Qual é o alvo? Que manobra têm os de cima para submeter os de baixo? A economia brasileira produz muita riqueza e uma massa enorme de excluídos é mantida calada sobre o cotidiano. A direita está aí, viva e dominante. Sua ideologia social é bem maior do que pensávamos. À esquerda esta liquecendo? Ou Liquidada? Vivemos numa era em que o anarquismo é financiado pela Petrobras. Os resultados das últimas eleições, municipais e estaduais, nos revelam que a sociedade gaúcha nas suas entranhas faz o mesmo movimento. A atual composição política do Rio Grande do Sul é a expressão do nosso modus vivendi: mudar para manter.

O trabalho desenvolvido pelo grupo Falos & Stercus abre o reino do incomensurável. Descerrando a cortina do medo, do horror, do terror, da dor e descobrindo a melancolia infinita que é incutida nos homens e mulheres do Brasil. Sou categórico, nesse contexto, ao exprimir uma concepção artística centrada no teatro, deixamos transparecer a nossa personalidade multifacetária, eclética de autores, que contribui de diversas maneiras para a reflexão e a história, não somente do teatro, como da arte em geral e da sociedade. Essa influência é evidente na composição da nossa obra. Por obra entendo trabalho, construção, consistência, produto, comunicação, estrutura. Obra é a materialização de trabalho, a forma de inserção do homem no espaço de inauguração de uma nova história.

Não podemos prever como viável a conjuntura da correlação política interna dos governos. Entretanto, sua maior força reside em uma base social relativamente grande que comunga ideologicamente com o pensamento reacionário — a cidadania efetiva é de poucos.

A passividade do morto sem morte é um niilismo estratégico de uma benevolência. O esquecimento é um repouso. Uma operação afetiva silenciosa e cansada que faz emergir um implícito de um crime de estratégia mundana. O que nos cansa é procurar (sem encontrar) o nosso lugar. O fôlego é encontrar formas de enfrentar o crescimento dessas forças, mas o artista outsider tem mostrado uma capacidade de sobrevivência estupenda. A mesma capacidade que os conservadores têm de se manter no poder.

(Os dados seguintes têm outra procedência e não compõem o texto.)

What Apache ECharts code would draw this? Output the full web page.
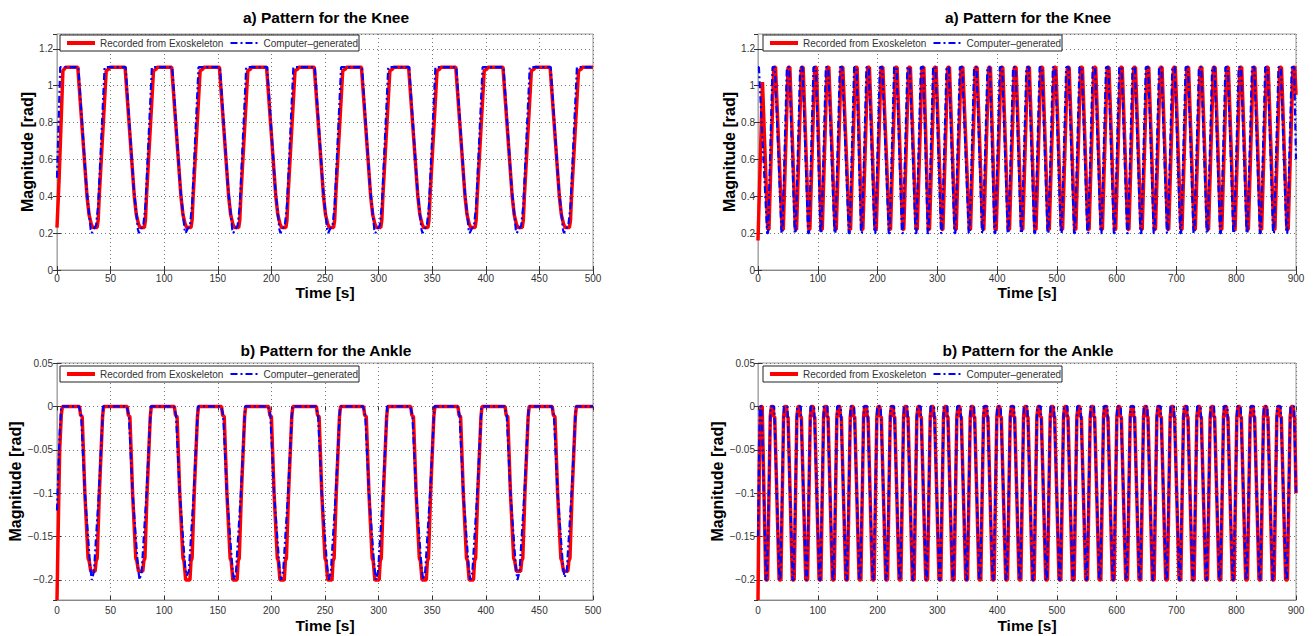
<!DOCTYPE html>
<html><head><meta charset="utf-8">
<script src="https://cdn.jsdelivr.net/npm/echarts@6/dist/echarts.min.js"></script>
<style>html,body{margin:0;padding:0;background:#fff}#c{width:1313px;height:636px}</style>
</head><body><div id="c"></div>
<script>
// ---------- text ----------
const seriesNames = ['Recorded from Exoskeleton', 'Computer\u2013generated'];
const panelTitles = ['a) Pattern for the Knee', 'a) Pattern for the Knee', 'b) Pattern for the Ankle', 'b) Pattern for the Ankle'];
const xAxisTitle = 'Time [s]';
const yAxisTitle = 'Magnitude [rad]';

// ---------- axes ----------
const leftTimeRange = [0, 500], leftTimeStep = 50;
const rightTimeRange = [0, 900], rightTimeStep = 100;
const kneeRange = [0, 1.28], kneeStep = 0.2;
const ankleRange = [-0.2231, 0.05], ankleStep = 0.05;

// ---------- left knee (0-500 s): trough times and per-cycle shape ----------
const kneeLeftTroughs = [35.4, 79.5, 123, 167.5, 211.5, 256, 300, 344, 388, 432, 476];
const kneeLeftRedHead = [[0, 0.23], [2, 0.5], [5.5, 1.08], [8, 1.1]];
const kneeLeftRedShape = [[-16, 1.1], [-7.4, 0.4], [-5.5, 0.3], [-3.5, 0.25], [-2, 0.23], [2, 0.23], [3, 0.27], [4, 0.4], [10.5, 1.08], [13, 1.09], [14, 1.1]];
const kneeLeftRedTail = [[500, 1.1]];
const kneeLeftBlueHead = [[0, 0.5], [3, 1.1]];
const kneeLeftBlueShape = [[-15.5, 1.1], [-8, 0.45], [-4, 0.22], [-3, 0.2], [-1.5, 0.22], [1, 0.24], [3, 0.35], [9, 1.1]];
const kneeLeftBlueTail = [[500, 1.1]];

// ---------- left ankle (0-500 s) ----------
const ankleLeftTroughs = [34, 78.5, 122.5, 166.5, 210.5, 255, 299, 343, 387, 431, 475];
const ankleLeftRedDepth = [-0.19, -0.19, -0.2, -0.2, -0.2, -0.2, -0.2, -0.2, -0.2, -0.19, -0.19];
const ankleLeftBlueDepth = [-0.2, -0.2, -0.195, -0.2, -0.2, -0.2, -0.2, -0.2, -0.2, -0.2, -0.197];
const ankleLeftRedHead = [[0, -0.223], [1, -0.15], [2.5, -0.05], [4, -0.01], [5, 0]];
const ankleLeftRedShape = [[-13, 0], [-12, -0.01], [-10.5, -0.012], [-8, -0.1], [-5, -0.175], [-4, -0.178], [-2.5, 'D'], [1.5, 'D'], [2.5, -0.178], [3.5, -0.175], [5.5, -0.1], [8.5, -0.012], [9.5, 0]];
const ankleLeftRedTail = [[500, 0]];
const ankleLeftBlueHead = [[0, -0.12], [2.5, -0.03], [4, 0]];
const ankleLeftBlueShape = [[-13.5, 0], [-11.5, -0.01], [-8, -0.1], [-3, -0.185], [-1.5, 'D'], [0.5, -0.19], [5, -0.1], [9, 0]];
const ankleLeftBlueTail = [[500, 0]];

// ---------- right knee (0-900 s) ----------
const kneeRightTroughs = [17.3, 41.3, 63.5, 85.8, 106.5, 129.9, 153.8, 174.4, 196.8, 220.7, 242.9, 265.4, 285.9, 308.3, 330.6, 354.5, 376.8, 397.5, 419.7, 441.9, 464.1, 486.3, 508.5, 530.7, 552.9, 575.1, 597.3, 619.5, 641.7, 663.9, 686.1, 708.3, 730.5, 752.7, 774.9, 797.1, 819.3, 841.5, 863.7, 885.9];
const kneeRightRedHead = [[0, 0.16], [7.5, 1.02], [8.5, 1.02]];
const kneeRightRedShape = [[-1, 0.22], [1, 0.22], [9, 1.1], [12, 1.1]];
const kneeRightRedTail = [[900, 0.95]];
const kneeRightBlueHead = [[0, 1.1], [1.5, 1.1]];
const kneeRightBlueShape = [[-2, 0.2], [-0.5, 0.2], [7, 1.1], [11, 1.1]];
const kneeRightBlueTail = [[900, 0.6]];

// ---------- right ankle (0-900 s) ----------
const ankleRightTroughs = [14.5, 36.8, 59.0, 81.4, 103.7, 125.9, 148.3, 170.6, 192.8, 215.2, 237.5, 259.7, 282.1, 304.3, 326.6, 349.0, 371.2, 393.5, 415.9, 438.2, 460.5, 482.8, 505.1, 527.4, 549.7, 572.0, 594.3, 616.6, 638.9, 661.2, 683.5, 705.8, 728.1, 750.4, 772.7, 795.0, 817.3, 839.6, 861.9, 884.2];
const ankleRightRedHead = [[0, -0.223], [2.5, -0.05], [4, -0.01], [5, 0], [7, 0]];
const ankleRightRedShape = [[-1.5, -0.2], [1.5, -0.2], [6, -0.012], [8, 0], [11, 0], [12, -0.012], [13.5, -0.012]];
const ankleRightRedTail = [[900, -0.1]];
const ankleRightBlueHead = [[0, -0.15], [3, 0], [6, 0]];
const ankleRightBlueShape = [[-1, -0.2], [0.5, -0.2], [6.5, 0], [12.5, 0]];
const ankleRightBlueTail = [[900, -0.1]];

// ---------- build point tables from the read values ----------
function build(head, anchors, shape, tail, depths) {
  const out = head.map(p => p.slice());
  anchors.forEach((T, i) => {
    shape.forEach(([dt, v]) => out.push([+(T + dt).toFixed(2), v === 'D' ? depths[i] : v]));
  });
  tail.forEach(p => out.push(p.slice()));
  return out;
}

const panelData = [
  [build(kneeLeftRedHead, kneeLeftTroughs, kneeLeftRedShape, kneeLeftRedTail),
   build(kneeLeftBlueHead, kneeLeftTroughs, kneeLeftBlueShape, kneeLeftBlueTail)],
  [build(kneeRightRedHead, kneeRightTroughs, kneeRightRedShape, kneeRightRedTail),
   build(kneeRightBlueHead, kneeRightTroughs, kneeRightBlueShape, kneeRightBlueTail)],
  [build(ankleLeftRedHead, ankleLeftTroughs, ankleLeftRedShape, ankleLeftRedTail, ankleLeftRedDepth),
   build(ankleLeftBlueHead, ankleLeftTroughs, ankleLeftBlueShape, ankleLeftBlueTail, ankleLeftBlueDepth)],
  [build(ankleRightRedHead, ankleRightTroughs, ankleRightRedShape, ankleRightRedTail),
   build(ankleRightBlueHead, ankleRightTroughs, ankleRightBlueShape, ankleRightBlueTail)]
];

// ---------- layout ----------
const FONT = 'Liberation Sans, Arial, sans-serif';
const gridBoxes = [
  {left: 57, top: 34, width: 536, height: 236},
  {left: 758, top: 34, width: 538, height: 236},
  {left: 57, top: 363, width: 536, height: 237},
  {left: 758, top: 363, width: 538, height: 237}
];
const titleCenters = [[326, 17], [1028, 17], [326, 350], [1028, 350]];
const xNameGaps = [14, 14, 17, 17];
const yNameGaps = [22, 21, 32, 32];
const xLabelMargins = [3, 3, 5, 5];
const yLabelMargins = [4, 3, 4, 3];
const legendPos = [[60, 35], [763, 35], [60, 366], [763, 366]];

const minus = s => String(s).replace('-', '\u2212');

const xAxes = [], yAxes = [];
gridBoxes.forEach((g, i) => {
  const right = i % 2 === 1;
  const r = right ? rightTimeRange : leftTimeRange;
  xAxes.push({
    type: 'value', gridIndex: i, min: r[0], max: r[1], interval: right ? rightTimeStep : leftTimeStep,
    name: xAxisTitle, nameLocation: 'middle', nameGap: xNameGaps[i],
    nameTextStyle: {fontFamily: FONT, fontWeight: 'bold', fontSize: 15.5, color: '#000'},
    axisLine: {show: true, onZero: false, lineStyle: {color: '#888', width: 1}},
    axisTick: {show: true, inside: true, length: 4, lineStyle: {color: '#333'}},
    axisLabel: {fontFamily: FONT, fontSize: 10, color: '#333', margin: xLabelMargins[i]},
    splitLine: {show: true, lineStyle: {type: [1, 3], color: '#777', width: 1}}
  });
  const knee = i < 2;
  const yr = knee ? kneeRange : ankleRange;
  const ax = {
    type: 'value', gridIndex: i, min: yr[0], max: yr[1],
    name: yAxisTitle, nameLocation: 'middle', nameGap: yNameGaps[i], nameRotate: 90,
    nameTextStyle: {fontFamily: FONT, fontWeight: 'bold', fontSize: 16, color: '#000'},
    axisLine: {show: true, onZero: false, lineStyle: {color: '#aaa', width: 1}},
    axisTick: {show: true, inside: true, length: 4, lineStyle: {color: '#333'}},
    axisLabel: {fontFamily: FONT, fontSize: 10, color: '#333', margin: yLabelMargins[i], formatter: v => minus(v)},
    splitLine: {show: true, lineStyle: {type: [1, 3], color: '#777', width: 1}}
  };
  if (knee) { ax.interval = kneeStep; ax.axisLabel.showMaxLabel = false; }
  else { ax.minInterval = ankleStep; ax.maxInterval = ankleStep; ax.splitNumber = 5; ax.axisLabel.showMinLabel = false; }
  yAxes.push(ax);
});
// mirrored tick marks on the top and right edges of each box
gridBoxes.forEach((g, i) => {
  xAxes.push(Object.assign({}, xAxes[i], {position: 'top', name: '', axisLine: {show: false}, axisLabel: {show: false}, splitLine: {show: false}}));
  yAxes.push(Object.assign({}, yAxes[i], {position: 'right', name: '', axisLine: {show: false}, axisLabel: {show: false}, splitLine: {show: false}}));
});

const legendItems = [
  {name: seriesNames[0], lineStyle: {width: 4, color: '#ff0000'}},
  {name: seriesNames[1], lineStyle: {width: 2.2, color: '#0000ff', type: [7, 3, 2, 3]}}
];

const option = {
  animation: false,
  backgroundColor: '#fff',
  grid: gridBoxes.map(g => Object.assign({show: true, borderColor: '#999', borderWidth: 1, backgroundColor: 'transparent'}, g)),
  xAxis: xAxes,
  yAxis: yAxes,
  legend: legendPos.map(p => ({
    left: p[0], top: p[1], orient: 'horizontal', data: legendItems,
    itemWidth: 28, itemHeight: 10, itemGap: 6, padding: [3, 1, 3, 5],
    borderColor: '#222', borderWidth: 1, backgroundColor: '#fff', borderRadius: 0,
    selectedMode: false, z: 20,
    itemStyle: {opacity: 0},
    textStyle: {fontFamily: FONT, fontSize: 10, color: '#333'}
  })),
  graphic: titleCenters.map((c, i) => ({
    type: 'text', x: c[0], y: c[1], z: 10,
    style: {text: panelTitles[i], textAlign: 'center', textVerticalAlign: 'middle',
            fontFamily: FONT, fontWeight: 'bold', fontSize: 15.5, fill: '#000'}
  })),
  series: []
};

panelData.forEach((pair, i) => {
  option.series.push({
    name: seriesNames[0], type: 'line', xAxisIndex: i, yAxisIndex: i, data: pair[0],
    symbol: 'none', showSymbol: false, clip: true,
    lineStyle: {color: '#ff0000', width: 3.5}, itemStyle: {color: '#ff0000'}
  });
  option.series.push({
    name: seriesNames[1], type: 'line', xAxisIndex: i, yAxisIndex: i, data: pair[1],
    symbol: 'none', showSymbol: false, clip: true,
    lineStyle: {color: '#0000ff', width: 2.2, type: [7, 3, 2, 3]}, itemStyle: {color: '#0000ff'}
  });
});

const chart = echarts.init(document.getElementById('c'), null, {renderer: 'svg'});
chart.setOption(option);
</script>
</body></html>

Suave, hostil e tirânica sociedade de ventríloquos: abandonem certas conversações e nos proporcionem um pouco de possível, se não nós sufocamos. O pensamento jamais foi questão de teoria, de estatística, mas de vida. A trajetória da sociedade pode ser colocada por inteiro sob o signo de suas conversações. A sociedade não é uma potência. Não é uma potência porque têm grandes batalhas interiores risíveis (idealismo-realismo-reacionarismo, etc.). Não sendo uma potência, a sociedade não pode empreender uma batalha contra as potências (as religiões, os Estados, os partidos, o capitalismo, a ciência, o direito, a opinião publica, etc.). Não pode falar com elas, nada têm a lhes dizer, nada a comunicar. Os resultados são a miséria e o espólio.

A verdade é que se convive com desigualdades econômicas, sociais e culturais que não poderíamos aceitar como viável num regime democrático. Somente a confrontação transparente com os poderes corporativos, causas reais da deterioração humana, pode pôr um ponto final a esta lógica genocída e reconciliar uma sociedade civil desmoralizada. Se não, ventríloquos, continuem de joelhos!